Mission: Possible (2021)

Rating: C+

Dir: Kim Hyeong-joo
Star: Kim Young-kwang, Sun-Bin Lee, Dae-hwan Oh, Seo Hyeon Cheol

No prizes for guessing the inspiration behind this action-comedy, although fair warning: it definitely falls into “Korean knock-off” territory when set beside the Cruise behemoth. It starts Lee as Chinese intelligence officer Wong Iring, who is sent to Korea to intercept and cut off a shipment of weapons, under the fake identity of Yoo Dae-Hee. She doesn’t know that she has been set up to fail, giving the Chinese government plausible deniability as they want the guns to reach the target and destabilize their near-neighbour. Her original contact suffers an accident, and she accidentally believes moderately crap private detective Woo Su-han (Kim) is her liaison, while he thinks she is from Korean domestic intelligence. Together, they work their way up the chain towards the chief gun-runner Jeon Hoon (Oh), though become suspects for the bodies left in the wake of their investigation.

If this is all very slight, it can’t be denied that it does offer an acceptable level of entertainment. The two leads have good chemistry, and play off each other to good effect. The pacing is decent, without much in the way of dull patches, though there were a few elements in the script which did make me roll my eyes a bit. The most obvious of these is the reveal that Woo is a former Korean special ops solider, who was drummed out of the military after an operation went wrong. It’s lazy writing, designed as an excuse for the close-combat skills he’ll need in the final reel, and contradicts just about everything we learned about his indolent character to that point.
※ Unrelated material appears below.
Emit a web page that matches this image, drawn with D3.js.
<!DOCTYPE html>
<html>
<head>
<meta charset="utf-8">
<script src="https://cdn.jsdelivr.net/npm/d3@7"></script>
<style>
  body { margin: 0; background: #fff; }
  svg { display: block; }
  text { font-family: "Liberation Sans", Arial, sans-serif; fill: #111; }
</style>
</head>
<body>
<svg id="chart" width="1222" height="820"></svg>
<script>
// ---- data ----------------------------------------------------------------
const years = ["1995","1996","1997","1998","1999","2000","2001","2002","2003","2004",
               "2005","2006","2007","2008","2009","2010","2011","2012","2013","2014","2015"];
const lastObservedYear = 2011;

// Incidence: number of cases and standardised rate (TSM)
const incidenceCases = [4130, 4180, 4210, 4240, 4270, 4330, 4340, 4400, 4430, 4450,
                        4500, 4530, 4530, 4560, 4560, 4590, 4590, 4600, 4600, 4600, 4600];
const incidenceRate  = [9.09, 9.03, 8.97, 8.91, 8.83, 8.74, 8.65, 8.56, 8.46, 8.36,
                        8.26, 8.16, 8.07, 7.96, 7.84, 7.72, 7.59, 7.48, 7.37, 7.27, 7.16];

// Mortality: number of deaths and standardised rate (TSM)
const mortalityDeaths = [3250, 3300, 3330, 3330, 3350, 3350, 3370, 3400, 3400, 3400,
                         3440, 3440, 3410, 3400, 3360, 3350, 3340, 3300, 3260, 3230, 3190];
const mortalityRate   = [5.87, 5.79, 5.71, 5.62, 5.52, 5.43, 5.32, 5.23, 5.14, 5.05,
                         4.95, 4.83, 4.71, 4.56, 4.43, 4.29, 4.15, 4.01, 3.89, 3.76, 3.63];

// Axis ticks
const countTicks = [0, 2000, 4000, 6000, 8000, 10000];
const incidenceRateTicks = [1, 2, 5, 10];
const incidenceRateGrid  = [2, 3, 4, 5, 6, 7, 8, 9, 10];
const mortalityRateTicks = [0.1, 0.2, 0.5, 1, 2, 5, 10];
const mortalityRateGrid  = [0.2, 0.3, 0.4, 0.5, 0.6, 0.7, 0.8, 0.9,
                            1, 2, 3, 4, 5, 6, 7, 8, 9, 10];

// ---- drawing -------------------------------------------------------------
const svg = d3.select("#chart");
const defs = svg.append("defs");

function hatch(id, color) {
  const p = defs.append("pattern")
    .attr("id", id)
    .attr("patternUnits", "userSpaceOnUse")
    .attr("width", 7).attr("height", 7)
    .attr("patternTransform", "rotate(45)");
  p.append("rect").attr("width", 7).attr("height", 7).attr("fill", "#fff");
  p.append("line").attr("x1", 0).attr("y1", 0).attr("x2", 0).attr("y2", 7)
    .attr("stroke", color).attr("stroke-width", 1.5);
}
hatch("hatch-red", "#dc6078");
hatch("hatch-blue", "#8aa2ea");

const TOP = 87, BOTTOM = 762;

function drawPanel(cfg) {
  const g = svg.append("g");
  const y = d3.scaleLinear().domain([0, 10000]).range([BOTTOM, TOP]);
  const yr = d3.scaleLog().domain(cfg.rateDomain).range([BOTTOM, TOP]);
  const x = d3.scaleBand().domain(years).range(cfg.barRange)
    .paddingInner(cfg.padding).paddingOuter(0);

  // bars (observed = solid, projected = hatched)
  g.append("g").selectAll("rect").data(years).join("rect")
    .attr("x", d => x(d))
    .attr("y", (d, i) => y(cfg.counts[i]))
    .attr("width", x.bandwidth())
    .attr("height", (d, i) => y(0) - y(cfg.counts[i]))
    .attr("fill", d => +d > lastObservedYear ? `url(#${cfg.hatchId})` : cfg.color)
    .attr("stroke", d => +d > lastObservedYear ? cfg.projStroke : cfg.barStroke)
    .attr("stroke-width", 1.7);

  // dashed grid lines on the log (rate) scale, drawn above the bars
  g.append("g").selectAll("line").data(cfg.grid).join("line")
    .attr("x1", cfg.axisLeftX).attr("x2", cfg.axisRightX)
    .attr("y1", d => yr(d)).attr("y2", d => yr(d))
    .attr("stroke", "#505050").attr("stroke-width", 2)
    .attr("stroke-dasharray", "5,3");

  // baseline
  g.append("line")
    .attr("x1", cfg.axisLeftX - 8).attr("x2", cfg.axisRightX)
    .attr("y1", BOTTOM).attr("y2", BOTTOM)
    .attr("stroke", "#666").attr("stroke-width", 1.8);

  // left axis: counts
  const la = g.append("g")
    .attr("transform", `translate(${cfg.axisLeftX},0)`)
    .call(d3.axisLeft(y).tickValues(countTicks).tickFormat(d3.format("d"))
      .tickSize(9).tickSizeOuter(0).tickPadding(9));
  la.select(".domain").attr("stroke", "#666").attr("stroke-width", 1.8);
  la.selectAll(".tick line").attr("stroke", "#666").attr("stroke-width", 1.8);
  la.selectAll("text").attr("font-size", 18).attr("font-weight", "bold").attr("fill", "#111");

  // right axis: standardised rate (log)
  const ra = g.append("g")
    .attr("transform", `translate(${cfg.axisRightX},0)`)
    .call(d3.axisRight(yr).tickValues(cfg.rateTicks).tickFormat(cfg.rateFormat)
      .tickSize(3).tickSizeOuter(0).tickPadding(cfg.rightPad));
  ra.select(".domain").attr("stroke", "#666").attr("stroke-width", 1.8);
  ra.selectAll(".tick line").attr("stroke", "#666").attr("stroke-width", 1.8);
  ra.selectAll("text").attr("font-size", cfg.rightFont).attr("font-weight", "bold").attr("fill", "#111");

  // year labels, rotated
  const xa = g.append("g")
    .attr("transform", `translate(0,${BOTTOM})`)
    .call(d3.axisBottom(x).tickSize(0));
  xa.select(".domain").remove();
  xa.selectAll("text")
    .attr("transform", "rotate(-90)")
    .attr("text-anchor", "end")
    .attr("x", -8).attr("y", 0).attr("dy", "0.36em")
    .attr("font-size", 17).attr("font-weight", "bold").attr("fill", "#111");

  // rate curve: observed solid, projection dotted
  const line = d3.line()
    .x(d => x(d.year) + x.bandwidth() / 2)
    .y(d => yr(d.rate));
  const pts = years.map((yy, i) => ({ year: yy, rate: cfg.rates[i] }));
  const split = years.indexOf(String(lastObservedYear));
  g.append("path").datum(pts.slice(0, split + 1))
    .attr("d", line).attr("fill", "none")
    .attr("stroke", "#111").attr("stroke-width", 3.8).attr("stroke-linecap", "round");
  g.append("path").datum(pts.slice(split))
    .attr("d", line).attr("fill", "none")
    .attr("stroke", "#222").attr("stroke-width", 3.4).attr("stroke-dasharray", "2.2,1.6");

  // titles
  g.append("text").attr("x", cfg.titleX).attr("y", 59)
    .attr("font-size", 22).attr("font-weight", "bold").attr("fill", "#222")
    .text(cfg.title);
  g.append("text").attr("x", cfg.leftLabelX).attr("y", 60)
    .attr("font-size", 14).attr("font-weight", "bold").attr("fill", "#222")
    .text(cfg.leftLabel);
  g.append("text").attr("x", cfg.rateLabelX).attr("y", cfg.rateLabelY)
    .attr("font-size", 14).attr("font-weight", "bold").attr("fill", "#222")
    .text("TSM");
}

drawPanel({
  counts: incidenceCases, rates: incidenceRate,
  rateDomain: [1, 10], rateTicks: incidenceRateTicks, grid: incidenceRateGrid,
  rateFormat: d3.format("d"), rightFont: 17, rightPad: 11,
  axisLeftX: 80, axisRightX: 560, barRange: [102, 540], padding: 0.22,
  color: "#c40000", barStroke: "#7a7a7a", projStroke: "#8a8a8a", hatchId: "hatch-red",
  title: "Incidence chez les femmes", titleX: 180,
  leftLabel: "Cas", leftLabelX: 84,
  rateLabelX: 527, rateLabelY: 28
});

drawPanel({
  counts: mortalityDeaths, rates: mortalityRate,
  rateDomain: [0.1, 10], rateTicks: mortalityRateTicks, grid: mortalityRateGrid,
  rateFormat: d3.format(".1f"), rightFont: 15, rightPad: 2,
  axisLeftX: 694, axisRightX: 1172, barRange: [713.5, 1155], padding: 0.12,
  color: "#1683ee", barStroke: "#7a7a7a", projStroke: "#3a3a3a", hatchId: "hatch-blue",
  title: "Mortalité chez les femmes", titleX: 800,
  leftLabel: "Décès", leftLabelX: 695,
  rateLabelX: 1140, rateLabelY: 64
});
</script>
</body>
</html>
I was initially watching this, in the expectation of reviewing it over on Girls With Guns, but I was surprised (and a little disappointed) to discover that Wong/Yoo is very much a supporting character, especially in this area of proceedings. However, she does seem to be the smarter of the pair, making her a good foil for Woo. This isn’t a film apparently interested in challenging traditional Korean gender roles at all. We even get some moderately amusing homophobia, with her original contact’s being mistaken as a suicide attempt, after being captured on the kiss-cam with another agent, while meeting at a stadium.
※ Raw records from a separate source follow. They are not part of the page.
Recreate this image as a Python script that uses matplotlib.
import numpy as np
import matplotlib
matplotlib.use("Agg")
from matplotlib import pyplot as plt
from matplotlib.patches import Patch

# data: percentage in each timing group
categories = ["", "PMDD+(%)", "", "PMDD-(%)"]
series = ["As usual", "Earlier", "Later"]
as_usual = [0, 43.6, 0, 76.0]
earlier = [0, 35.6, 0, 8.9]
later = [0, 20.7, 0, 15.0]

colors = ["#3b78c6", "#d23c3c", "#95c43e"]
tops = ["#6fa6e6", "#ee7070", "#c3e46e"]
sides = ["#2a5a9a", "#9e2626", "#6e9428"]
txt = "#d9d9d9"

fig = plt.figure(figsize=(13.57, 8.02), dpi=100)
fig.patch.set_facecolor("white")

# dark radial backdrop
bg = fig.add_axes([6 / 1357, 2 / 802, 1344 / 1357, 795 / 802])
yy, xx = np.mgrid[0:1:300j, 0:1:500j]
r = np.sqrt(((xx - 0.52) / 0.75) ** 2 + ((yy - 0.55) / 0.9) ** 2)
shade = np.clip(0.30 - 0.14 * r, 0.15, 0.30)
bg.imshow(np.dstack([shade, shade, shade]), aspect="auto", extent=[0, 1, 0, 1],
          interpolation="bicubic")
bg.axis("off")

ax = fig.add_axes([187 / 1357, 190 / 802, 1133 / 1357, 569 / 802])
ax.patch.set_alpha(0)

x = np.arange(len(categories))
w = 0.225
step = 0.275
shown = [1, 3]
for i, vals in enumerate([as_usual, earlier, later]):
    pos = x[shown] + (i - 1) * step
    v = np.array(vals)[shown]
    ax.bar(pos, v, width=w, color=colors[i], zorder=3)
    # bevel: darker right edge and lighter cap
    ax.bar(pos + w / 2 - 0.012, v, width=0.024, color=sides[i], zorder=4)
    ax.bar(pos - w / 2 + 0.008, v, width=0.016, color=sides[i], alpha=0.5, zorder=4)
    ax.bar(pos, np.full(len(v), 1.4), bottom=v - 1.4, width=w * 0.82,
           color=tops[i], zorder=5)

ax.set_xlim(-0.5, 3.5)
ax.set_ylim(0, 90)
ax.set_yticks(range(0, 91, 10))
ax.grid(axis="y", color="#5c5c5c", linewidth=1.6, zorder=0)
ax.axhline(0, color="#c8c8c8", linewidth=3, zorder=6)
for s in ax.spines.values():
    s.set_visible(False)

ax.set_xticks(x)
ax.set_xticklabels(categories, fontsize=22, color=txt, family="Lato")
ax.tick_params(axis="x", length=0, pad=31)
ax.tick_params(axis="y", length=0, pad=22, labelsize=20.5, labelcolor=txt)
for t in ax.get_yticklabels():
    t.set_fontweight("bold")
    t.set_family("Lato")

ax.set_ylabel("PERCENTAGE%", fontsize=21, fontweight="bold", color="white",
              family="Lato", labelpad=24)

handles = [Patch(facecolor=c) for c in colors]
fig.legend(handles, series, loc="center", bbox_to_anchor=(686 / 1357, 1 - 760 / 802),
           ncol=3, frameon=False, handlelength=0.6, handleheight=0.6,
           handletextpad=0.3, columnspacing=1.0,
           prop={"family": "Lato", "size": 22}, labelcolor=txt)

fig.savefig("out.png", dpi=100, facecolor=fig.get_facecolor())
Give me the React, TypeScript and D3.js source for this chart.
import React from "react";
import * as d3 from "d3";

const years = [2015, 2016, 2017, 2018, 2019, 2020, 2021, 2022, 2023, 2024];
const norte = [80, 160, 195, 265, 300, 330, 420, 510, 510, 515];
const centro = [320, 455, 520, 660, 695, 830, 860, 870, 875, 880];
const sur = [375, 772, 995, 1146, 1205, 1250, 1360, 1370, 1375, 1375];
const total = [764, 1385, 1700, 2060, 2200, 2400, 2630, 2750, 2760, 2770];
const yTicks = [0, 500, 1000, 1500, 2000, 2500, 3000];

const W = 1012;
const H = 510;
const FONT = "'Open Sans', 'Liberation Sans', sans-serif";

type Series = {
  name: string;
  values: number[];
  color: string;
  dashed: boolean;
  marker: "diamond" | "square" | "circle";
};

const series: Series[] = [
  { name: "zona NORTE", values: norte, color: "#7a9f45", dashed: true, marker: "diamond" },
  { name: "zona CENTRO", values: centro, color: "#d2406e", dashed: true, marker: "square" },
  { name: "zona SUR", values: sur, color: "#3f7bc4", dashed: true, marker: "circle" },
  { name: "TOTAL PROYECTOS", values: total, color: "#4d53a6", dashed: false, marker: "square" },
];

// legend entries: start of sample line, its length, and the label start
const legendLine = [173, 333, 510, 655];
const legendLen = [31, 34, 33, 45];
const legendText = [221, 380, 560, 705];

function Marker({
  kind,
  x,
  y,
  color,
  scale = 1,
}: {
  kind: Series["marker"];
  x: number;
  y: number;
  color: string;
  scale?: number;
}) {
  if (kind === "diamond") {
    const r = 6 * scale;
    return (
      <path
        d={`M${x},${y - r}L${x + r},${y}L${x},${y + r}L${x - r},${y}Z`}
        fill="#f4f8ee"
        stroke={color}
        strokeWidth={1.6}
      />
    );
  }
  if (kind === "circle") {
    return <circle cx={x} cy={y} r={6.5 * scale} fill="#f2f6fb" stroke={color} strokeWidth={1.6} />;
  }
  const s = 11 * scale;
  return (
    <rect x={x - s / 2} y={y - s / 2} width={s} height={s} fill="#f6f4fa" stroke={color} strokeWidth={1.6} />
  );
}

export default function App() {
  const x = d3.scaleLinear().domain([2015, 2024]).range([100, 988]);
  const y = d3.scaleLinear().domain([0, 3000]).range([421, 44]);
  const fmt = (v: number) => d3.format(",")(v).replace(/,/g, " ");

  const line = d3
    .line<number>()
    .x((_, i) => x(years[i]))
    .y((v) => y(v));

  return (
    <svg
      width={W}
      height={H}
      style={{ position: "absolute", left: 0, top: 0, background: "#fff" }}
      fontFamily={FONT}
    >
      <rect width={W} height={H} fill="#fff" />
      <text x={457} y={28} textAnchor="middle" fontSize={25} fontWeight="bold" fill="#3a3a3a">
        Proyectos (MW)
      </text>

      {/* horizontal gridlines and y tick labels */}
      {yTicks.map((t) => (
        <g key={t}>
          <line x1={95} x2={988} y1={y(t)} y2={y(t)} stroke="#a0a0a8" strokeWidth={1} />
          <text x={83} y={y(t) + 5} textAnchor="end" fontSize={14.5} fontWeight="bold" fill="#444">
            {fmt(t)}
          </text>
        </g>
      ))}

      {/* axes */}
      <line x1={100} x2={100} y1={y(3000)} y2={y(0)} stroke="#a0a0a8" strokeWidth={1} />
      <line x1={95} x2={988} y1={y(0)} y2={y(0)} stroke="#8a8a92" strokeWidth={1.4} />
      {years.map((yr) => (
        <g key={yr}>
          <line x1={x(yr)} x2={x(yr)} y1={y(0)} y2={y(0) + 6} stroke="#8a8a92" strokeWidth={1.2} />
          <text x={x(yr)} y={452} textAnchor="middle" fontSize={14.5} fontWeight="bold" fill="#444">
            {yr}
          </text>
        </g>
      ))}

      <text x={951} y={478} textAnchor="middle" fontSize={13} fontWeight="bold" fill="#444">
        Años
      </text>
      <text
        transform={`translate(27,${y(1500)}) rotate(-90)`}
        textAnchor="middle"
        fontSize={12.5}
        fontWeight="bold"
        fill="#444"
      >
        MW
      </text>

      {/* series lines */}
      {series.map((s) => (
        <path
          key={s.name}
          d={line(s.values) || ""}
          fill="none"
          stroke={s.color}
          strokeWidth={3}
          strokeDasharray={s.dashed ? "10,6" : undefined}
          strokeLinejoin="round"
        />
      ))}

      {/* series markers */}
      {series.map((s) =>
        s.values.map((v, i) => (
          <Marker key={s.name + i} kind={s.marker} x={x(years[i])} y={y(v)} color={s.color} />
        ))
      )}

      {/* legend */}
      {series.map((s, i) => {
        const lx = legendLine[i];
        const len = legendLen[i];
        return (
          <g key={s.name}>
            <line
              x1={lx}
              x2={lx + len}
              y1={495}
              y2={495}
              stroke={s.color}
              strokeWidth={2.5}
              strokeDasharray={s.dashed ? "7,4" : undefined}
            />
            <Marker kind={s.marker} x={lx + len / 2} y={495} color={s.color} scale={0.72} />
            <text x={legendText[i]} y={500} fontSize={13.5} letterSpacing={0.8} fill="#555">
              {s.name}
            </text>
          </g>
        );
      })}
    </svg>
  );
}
That’s about the level on which this operates, or our heroes arriving too early for a tango class, and having to do yoga instead. In other words: do not expect much to engage the brain. That clearly is not the intent here: the targets here may be low-hanging fruit, yet it does hit most of them with an adequate degree of energy, and the execution is polished too. This was not a cheap production, and it shows in good production values across the board. As mindless light entertainment goes, you might as well watch something like this screwball spy caper, which has few pretensions above that. Though you’ll potentially find yourself hungry again, about 20 minutes after the end-credits roll.